Plotting code records:

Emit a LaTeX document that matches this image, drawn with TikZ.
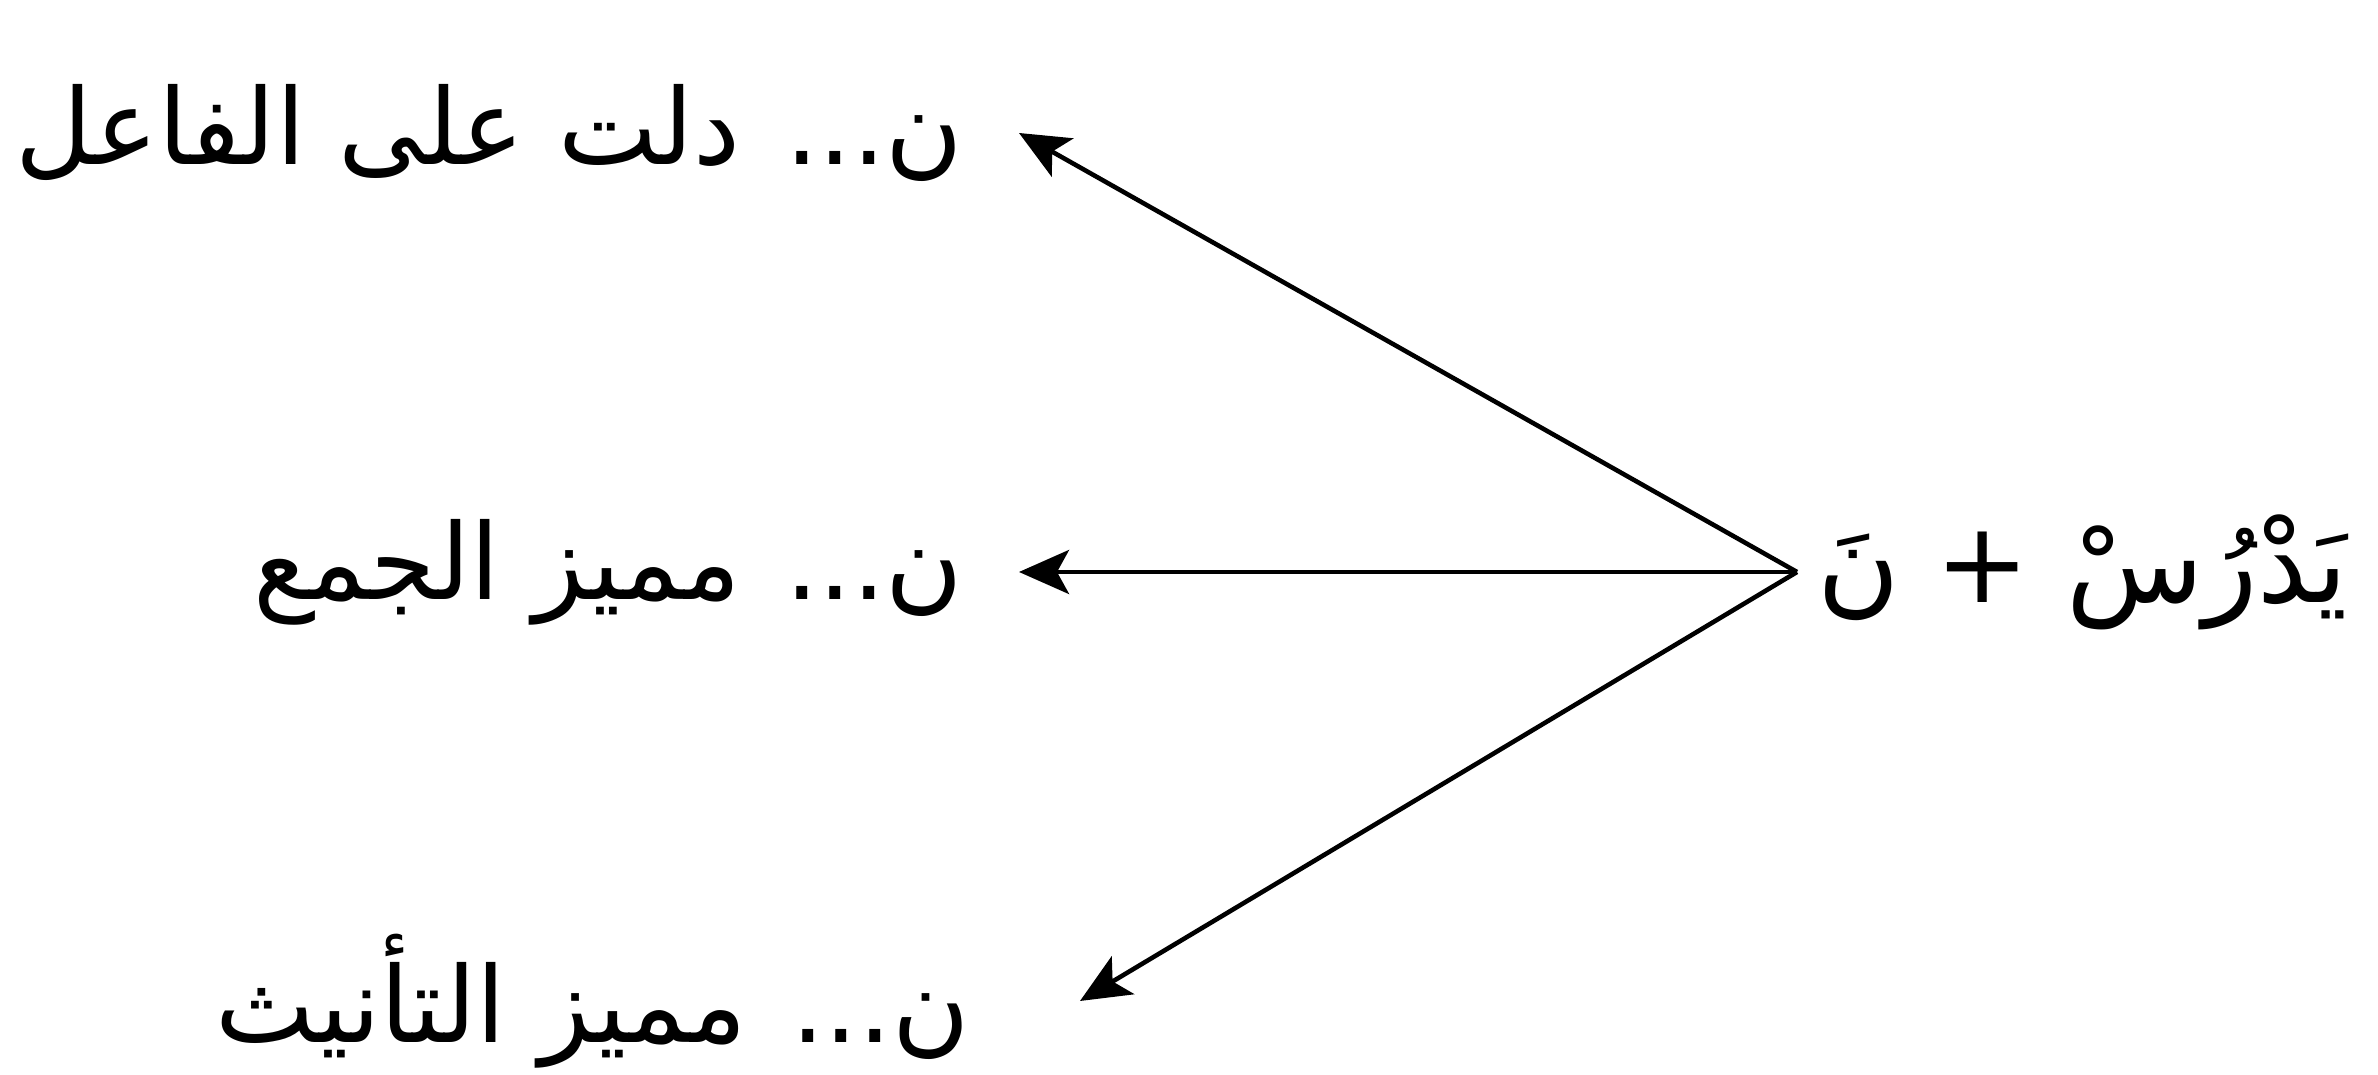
\documentclass[tikz,border=0pt]{standalone}
\usepackage{fontspec}
\usepackage{tikz}
\usetikzlibrary{arrows.meta}
\newfontfamily\arabicfont[Script=Arabic]{DejaVu Sans}
\TeXXeTstate=1

\begin{document}
\begin{tikzpicture}[
    lbl/.style={anchor=east, inner xsep=0.55cm, inner ysep=2pt,
                font=\arabicfont\fontsize{30}{34}\selectfont},
    stembox/.style={anchor=west, inner xsep=0.2cm, inner ysep=2pt,
                    font=\arabicfont\fontsize{32}{36}\selectfont},
    arr/.style={-{Stealth[length=5mm, width=4.4mm, inset=1.2mm]}, line width=1.3pt}
]
\useasboundingbox (0,0) rectangle (23.78,-10.75);

\node[stembox] (stem) at (17.97,-5.72) {\beginR يَدْرُسْ + نَ\endR};

\node[lbl] (agent)  at (10.19,-1.33)  {\beginR ن... دلت على الفاعل\endR};
\node[lbl] (plural) at (10.19,-5.72)  {\beginR ن... مميز الجمع\endR};
\node[lbl, inner xsep=1.1cm] (femin) at (10.80,-10.01)
    {\beginR ن... مميز التأنيث\endR};

\draw[arr] (stem.west) -- (agent.east);
\draw[arr] (stem.west) -- (plural.east);
\draw[arr] (stem.west) -- (femin.east);

\end{tikzpicture}
\end{document}
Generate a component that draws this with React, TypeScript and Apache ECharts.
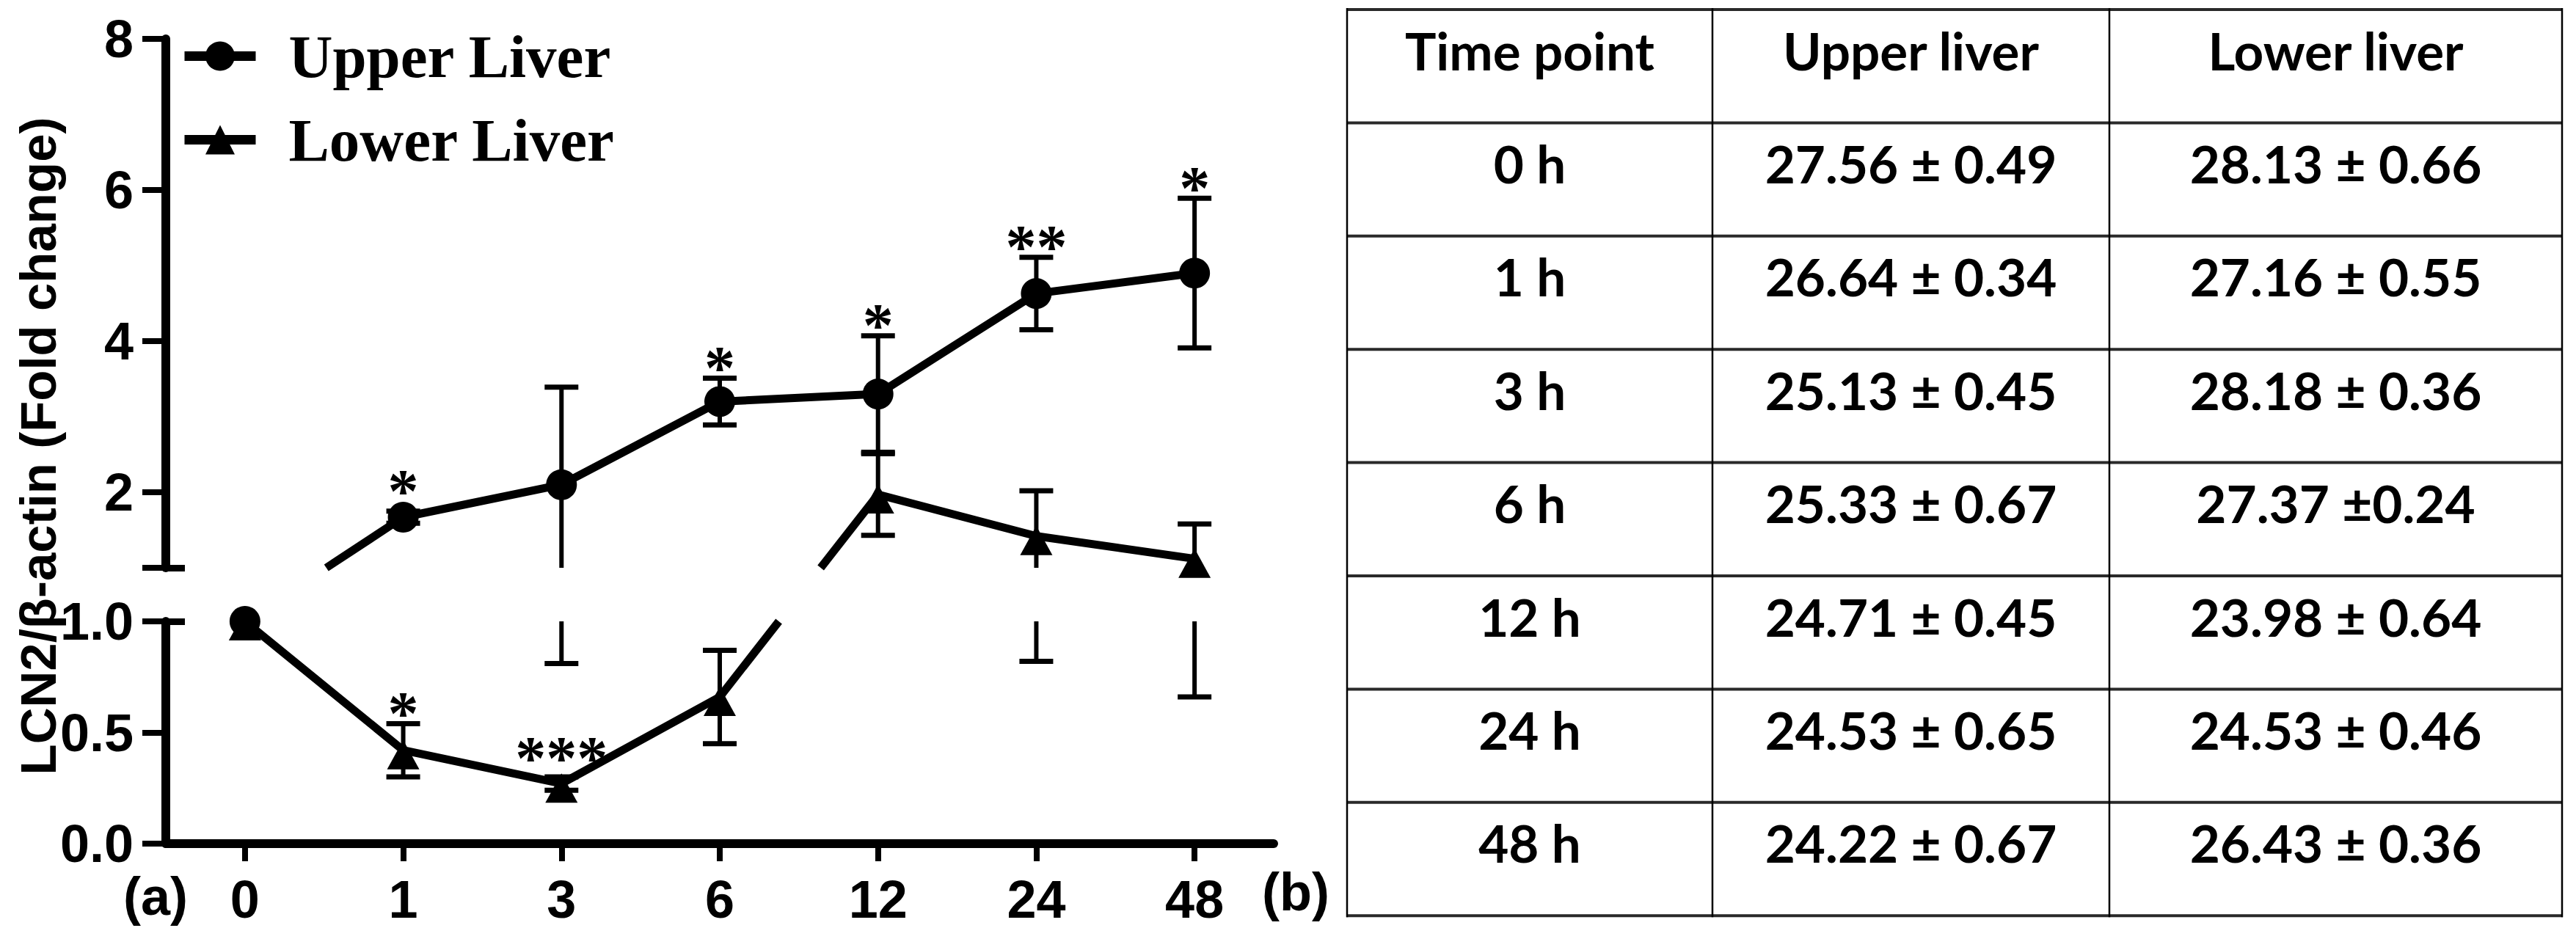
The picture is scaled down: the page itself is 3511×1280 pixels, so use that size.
import React, { useEffect, useRef } from 'react';
import * as echarts from 'echarts';

// ---------- data ----------
const timeLabels = ['0', '1', '3', '6', '12', '24', '48'];
const upperMean = [1.0, 1.67, 2.1, 3.2, 3.3, 4.63, 4.9];
const upperErr = [0, 0.08, 1.29, 0.31, 0.77, 0.48, 0.99];
const lowerMean = [1.0, 0.42, 0.27, 0.66, 1.97, 1.42, 1.12];
const lowerErr = [0, 0.12, 0.03, 0.21, 0.54, 0.6, 0.46];
const upperStars = ['', '*', '', '*', '*', '**', '*'];
const lowerStars = ['', '*', '***', '', '', '', ''];
const upperTicks = [2, 4, 6, 8];
const lowerTicks = [0, 0.5, 1.0];
const breakValue = 1;
const upperRange = [1, 8];
const lowerRange = [0, 1];

const tableHeader = ['Time point', 'Upper liver', 'Lower liver'];
const tableTimes = ['0 h', '1 h', '3 h', '6 h', '12 h', '24 h', '48 h'];
const tableUpper = ['27.56 ± 0.49', '26.64 ± 0.34', '25.13 ± 0.45', '25.33 ± 0.67', '24.71 ± 0.45', '24.53 ± 0.65', '24.22 ± 0.67'];
const tableLower = ['28.13 ± 0.66', '27.16 ± 0.55', '28.18 ± 0.36', '27.37 ±0.24', '23.98 ± 0.64', '24.53 ± 0.46', '26.43 ± 0.36'];

// ---------- layout ----------
const W = 3511;
const H = 1280;
const GRID_LEFT = 226;
const GRID_W = 1510;
const UP_TOP = 53;
const UP_H = 721;
const LO_TOP = 847;
const LO_H = 303;
const AXIS_W = 12;
const LINE_W = 11;
const SANS = 'Liberation Sans';
const SERIF = 'Liberation Serif';

const inUpper = (v: number) => v > breakValue;

const errorBarRender = (params: any, api: any) => {
  const cs = params.coordSys;
  const x = api.value(0);
  const m = api.value(1);
  const e = api.value(2);
  if (!(e > 0)) return null;
  const top = api.coord([x, m + e]);
  const bot = api.coord([x, m - e]);
  const yMin = cs.y;
  const yMax = cs.y + cs.height;
  const y1 = Math.max(top[1], yMin);
  const y2 = Math.min(bot[1], yMax);
  if (y1 >= y2) return null;
  const cx = top[0];
  const half = 23;
  const children: any[] = [{ type: 'line', shape: { x1: cx, y1, x2: cx, y2 }, style: { stroke: '#000', lineWidth: 6 } }];
  if (top[1] >= yMin - 0.5 && top[1] <= yMax) {
    children.push({ type: 'line', shape: { x1: cx - half, y1: top[1], x2: cx + half, y2: top[1] }, style: { stroke: '#000', lineWidth: 7 } });
  }
  if (bot[1] <= yMax + 0.5 && bot[1] >= yMin) {
    children.push({ type: 'line', shape: { x1: cx - half, y1: bot[1], x2: cx + half, y2: bot[1] }, style: { stroke: '#000', lineWidth: 7 } });
  }
  return { type: 'group', children };
};

const starRender = (stars: string[], gridIdx: number) => (params: any, api: any) => {
  const i = params.dataIndex;
  const s = stars[i];
  if (!s) return null;
  const m = api.value(1);
  if ((inUpper(m) ? 0 : 1) !== gridIdx) return null;
  const x = api.value(0);
  const e = api.value(2);
  const pm = api.coord([x, m]);
  const pt = api.coord([x, m + e]);
  const top = Math.min(pt[1], pm[1] - 21);
  return {
    type: 'text',
    x: pm[0],
    y: top - 14,
    style: {
      text: s,
      font: `bold 84px "${SERIF}"`,
      fill: '#000',
      textAlign: 'center',
      textVerticalAlign: 'middle',
      align: 'center',
      verticalAlign: 'middle',
    },
  };
};

const triples = (means: number[], errs: number[]) => means.map((m, i) => [i, m, errs[i]]);

function crossingSegments(chart: any, means: number[]) {
  const segs: number[][][] = [];
  const yUpBottom = chart.convertToPixel({ xAxisIndex: 0, yAxisIndex: 0 }, [0, breakValue])[1];
  const yLoTop = chart.convertToPixel({ xAxisIndex: 1, yAxisIndex: 1 }, [0, breakValue])[1];
  for (let i = 0; i < means.length - 1; i++) {
    const a = means[i];
    const b = means[i + 1];
    if (inUpper(a) === inUpper(b)) continue;
    const ga = inUpper(a) ? 0 : 1;
    const gb = inUpper(b) ? 0 : 1;
    const pa = chart.convertToPixel({ xAxisIndex: ga, yAxisIndex: ga }, [i, a]);
    const pb = chart.convertToPixel({ xAxisIndex: gb, yAxisIndex: gb }, [i + 1, b]);
    const lo = inUpper(a) ? pb : pa;
    const hi = inUpper(a) ? pa : pb;
    const at = (y: number) => lo[0] + ((hi[0] - lo[0]) * (lo[1] - y)) / (lo[1] - hi[1]);
    if (lo[1] > yLoTop + 0.5) segs.push([lo, [at(yLoTop), yLoTop]]);
    if (hi[1] < yUpBottom - 0.5) segs.push([[at(yUpBottom), yUpBottom], hi]);
  }
  return segs;
}

function tableGraphics() {
  const els: any[] = [];
  const colX = [1836, 2334, 2875, 3492];
  const top = 13;
  const rowH = 154.4;
  const nRows = tableTimes.length + 1;
  const bottom = top + nRows * rowH;
  for (let r = 0; r <= nRows; r++) {
    const y = top + r * rowH;
    els.push({ type: 'line', id: `th${r}`, shape: { x1: colX[0] - 1, y1: y, x2: colX[3] + 1, y2: y }, style: { stroke: '#2a2a2a', lineWidth: 4 } });
  }
  colX.forEach((x, k) => {
    els.push({ type: 'line', id: `tv${k}`, shape: { x1: x, y1: top - 2, x2: x, y2: bottom + 2 }, style: { stroke: '#000', lineWidth: 2.5 } });
  });
  const rows = [tableHeader, ...tableTimes.map((t, i) => [t, tableUpper[i], tableLower[i]])];
  rows.forEach((row, r) => {
    row.forEach((txt, c) => {
      els.push({
        type: 'text',
        id: `tt${r}_${c}`,
        x: (colX[c] + colX[c + 1]) / 2,
        y: top + r * rowH + 55,
        style: {
          text: txt,
          font: 'bold 71px Lato',
          fill: '#000',
          textAlign: 'center',
          textVerticalAlign: 'middle',
          align: 'center',
          verticalAlign: 'middle',
        },
      });
    });
  });
  return els;
}

function buildOption(segs: number[][][]) {
  const textEl = (id: string, x: number, y: number, text: string, font: string, rotation = 0) => ({
    type: 'text',
    id,
    x,
    y,
    rotation,
    style: { text, font, fill: '#000', textAlign: 'center', textVerticalAlign: 'middle', align: 'center', verticalAlign: 'middle' },
  });

  const graphics: any[] = [
    textEl('ytitle', 52, 608, 'LCN2/β-actin (Fold change)', `bold 69px "${SANS}"`, Math.PI / 2),
    textEl('labA', 212, 1222, '(a)', `bold 72px "${SANS}"`),
    textEl('labB', 1766, 1216, '(b)', `bold 72px "${SANS}"`),
    ...tableGraphics(),
    ...segs.map((s, k) => ({
      type: 'line',
      id: `cross${k}`,
      z: 1,
      shape: { x1: s[0][0], y1: s[0][1], x2: s[1][0], y2: s[1][1] },
      style: { stroke: '#000', lineWidth: LINE_W },
    })),
  ];

  const axisLabelStyle = { fontFamily: SANS, fontWeight: 'bold', fontSize: 72, color: '#000' };

  const mainY = (gridIndex: number, range: number[], ticks: number[], labelFmt: (v: number) => string, tickVals: number[]) => ({
    type: 'value',
    gridIndex,
    min: range[0],
    max: range[1],
    position: 'left',
    axisLine: { show: true, lineStyle: { color: '#000', width: AXIS_W } },
    axisTick: { show: true, length: 32, customValues: tickVals, lineStyle: { color: '#000', width: 8 } },
    axisLabel: { show: true, margin: 44, customValues: ticks, formatter: labelFmt, ...axisLabelStyle },
    splitLine: { show: false },
  });

  const capY = (gridIndex: number, range: number[]) => ({
    type: 'value',
    gridIndex,
    min: range[0],
    max: range[1],
    position: 'left',
    axisLine: { show: false },
    axisTick: { show: true, inside: true, length: 26, customValues: [breakValue], lineStyle: { color: '#000', width: 9 } },
    axisLabel: { show: false },
    splitLine: { show: false },
  });

  const lineSeries = (name: string, gridIdx: number, data: (number | null)[], symbol: string, size: any, offset: number[]) => ({
    type: 'line',
    name,
    xAxisIndex: gridIdx,
    yAxisIndex: gridIdx,
    data,
    symbol,
    symbolSize: size,
    symbolOffset: offset,
    showSymbol: true,
    showAllSymbol: true,
    connectNulls: false,
    clip: false,
    z: 3,
    lineStyle: { color: '#000', width: LINE_W },
    itemStyle: { color: '#000', borderWidth: 0 },
    emphasis: { disabled: true },
  });

  const upGrid = (means: number[]) => means.map((v) => (inUpper(v) ? v : null));
  const loGrid = (means: number[]) => means.map((v) => (inUpper(v) ? null : v));

  const errSeries = (gridIdx: number, means: number[], errs: number[]) => ({
    type: 'custom',
    xAxisIndex: gridIdx,
    yAxisIndex: gridIdx,
    data: triples(means, errs),
    encode: { x: 0, y: 1 },
    renderItem: errorBarRender,
    clip: false,
    z: 2,
    silent: true,
  });

  const starSeries = (gridIdx: number, means: number[], errs: number[], stars: string[]) => ({
    type: 'custom',
    xAxisIndex: gridIdx,
    yAxisIndex: gridIdx,
    data: triples(means, errs),
    encode: { x: 0, y: 1 },
    renderItem: starRender(stars, gridIdx),
    clip: false,
    z: 4,
    silent: true,
  });

  return {
    animation: false,
    backgroundColor: '#fff',
    textStyle: { fontFamily: SANS },
    grid: [
      { left: GRID_LEFT, top: UP_TOP, width: GRID_W, height: UP_H, outerBoundsMode: 'none', containLabel: false },
      { left: GRID_LEFT, top: LO_TOP, width: GRID_W, height: LO_H, outerBoundsMode: 'none', containLabel: false },
    ],
    legend: {
      data: ['Upper Liver', 'Lower Liver'],
      orient: 'vertical',
      left: 240,
      top: 30,
      itemWidth: 97,
      itemHeight: 50,
      itemGap: 31,
      selectedMode: false,
      lineStyle: { width: 13 },
      textStyle: { fontFamily: SERIF, fontWeight: 'bold', fontSize: 83, color: '#000', lineHeight: 82, padding: [0, 0, 0, 40] },
    },
    xAxis: [
      { type: 'category', gridIndex: 0, data: timeLabels, show: false, boundaryGap: true },
      {
        type: 'category',
        gridIndex: 1,
        data: timeLabels,
        boundaryGap: true,
        axisLine: { show: true, onZero: false, lineStyle: { color: '#000', width: AXIS_W } },
        axisTick: { show: true, alignWithLabel: true, length: 24, lineStyle: { color: '#000', width: 8 } },
        axisLabel: { show: true, interval: 0, margin: 40, ...axisLabelStyle },
        splitLine: { show: false },
      },
    ],
    yAxis: [
      mainY(0, upperRange, upperTicks, (v: number) => String(Math.round(v)), [breakValue, ...upperTicks]),
      mainY(1, lowerRange, lowerTicks, (v: number) => v.toFixed(1), lowerTicks),
      capY(0, upperRange),
      capY(1, lowerRange),
    ],
    graphic: graphics,
    series: [
      errSeries(0, upperMean, upperErr),
      errSeries(1, upperMean, upperErr),
      errSeries(0, lowerMean, lowerErr),
      errSeries(1, lowerMean, lowerErr),
      lineSeries('Upper Liver', 0, upGrid(upperMean), 'circle', 42, [0, 0]),
      lineSeries('Upper Liver', 1, loGrid(upperMean), 'circle', 42, [0, 0]),
      lineSeries('Lower Liver', 0, upGrid(lowerMean), 'triangle', [44, 40], [0, 6]),
      lineSeries('Lower Liver', 1, loGrid(lowerMean), 'triangle', [44, 40], [0, 6]),
      starSeries(0, upperMean, upperErr, upperStars),
      starSeries(1, upperMean, upperErr, upperStars),
      starSeries(0, lowerMean, lowerErr, lowerStars),
      starSeries(1, lowerMean, lowerErr, lowerStars),
    ],
  };
}

export default function App() {
  const ref = useRef<HTMLDivElement>(null);
  useEffect(() => {
    document.body.style.margin = '0';
    const chart = echarts.init(ref.current as HTMLDivElement, null, { renderer: 'svg', width: W, height: H });
    chart.setOption(buildOption([]) as any, true);
    const segs = [...crossingSegments(chart, upperMean), ...crossingSegments(chart, lowerMean)];
    chart.setOption(buildOption(segs) as any, true);
    return () => chart.dispose();
  }, []);
  return <div ref={ref} style={{ position: 'absolute', left: 0, top: 0, width: W, height: H, background: '#fff' }} />;
}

#### What the task requires:
Retype the records above, but only those lines that fall between the line containing "The picture is" and the line containing "import * as echarts from 'echarts';", with both of those lines included, exactly as written.

#### Answer for this exercise:
The picture is scaled down: the page itself is 3511×1280 pixels, so use that size.
import React, { useEffect, useRef } from 'react';
import * as echarts from 'echarts';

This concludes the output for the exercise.